We need to look at the kind of worldview that we are communicating and modeling for our young people. Is it a worldview where we believe that Jesus is precisely who he said he is and because of that we who were once dead in our sins are brought to life forever, and have margin for disagreement on things which are not crucial to this core message? Or is it a system where everything on the face of the earth, from the six days of creation to the flood of Noah to the sun standing still to the prohibition on alcohol or women doing anything outside the home to the compulsory support of anti-abortion Republican political candidates to the pre-tribulation Rapture is considered an essential to the Christian faith and message, where compromise or equivocation on any of these seemingly trivial matters marks the progression toward complete and utter unbelief and is therefore not to be tolerated?
And what kind of community are we creating and modeling for our young people? Is it a place where Jesus exists as an abstraction that has given us rules to live our own lives by but has left us free to create it in our own image–a place where they can go and hang with their own kind, hear all the latest Christian gossip, enjoy all the latest cool CCM worship and hear “relevant” teaching? Is it a place that is built upon division and exclusion, whether on the basis of racism, doctrinal correctness, or consumeristic niche marketing? Is it a community predicated upon our arrogance in broadcasting to the world the message that “we’re saved, you’re not, and you need to get saved”? Or is it a place where we recognize that we are all dead in our sins and in desperate need of a savior, where we go out to serve the world in the same way that Christ served, and where all are welcome to come and join us as we wait for the ultimate fulfillment of all that Christ has promised us?
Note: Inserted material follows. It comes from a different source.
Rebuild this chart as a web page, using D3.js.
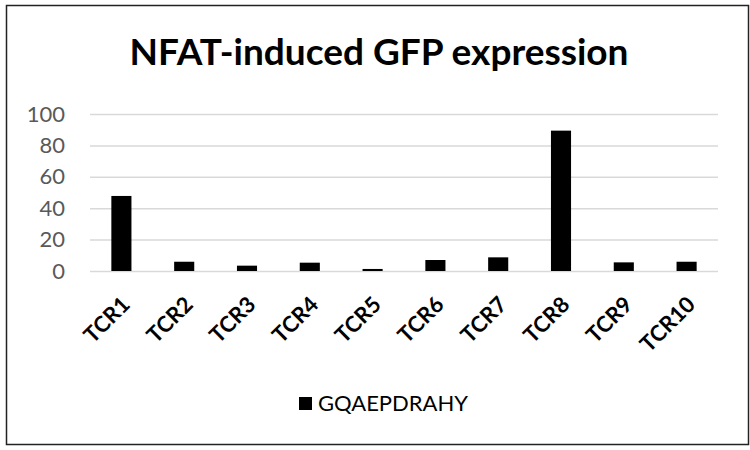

Finally, what is the nature of the Christian commitment that we are calling our young people to? Are we calling our young people to a Christian profession that wallows in the arrogance of how much we can believe and how much we can do for God? Are we calling our young people to broadcast in every possible way, as boldly, loudly, tactlessly, and arrogantly as possible the message that “I’m saved, you’re not, and you need to get saved”, or “I’m a Christian. Look at me to know what Christ is all about”? Are we sending the message that anything other than a “good Christian” and a “strong witness” is just not good enough? Or are we inviting our young people into a commitment that is humbler in how much it is willing to claim and boast of? Are we modeling a kind of commitment that does not boast of how much one believes or how much one is willing to do for Christ but rather rests in all that Christ has done for us?
We need to talk about these things. All is NOT hunky-dory in the world of evangelical Protestant-dom; instead we have very serious problems which need to be addressed and which will not go away if we simply pretend that they do not exist. We are on the verge of losing an entire generation of college students because of our insistence that all is well in our world despite the glaring evidence to the contrary, and I am not willing to just sit back and let it happen. So I am going to keep on asking the questions, bringing the issues to light and pushing for us to talk about them, even at the risk of making a complete and total ass of myself.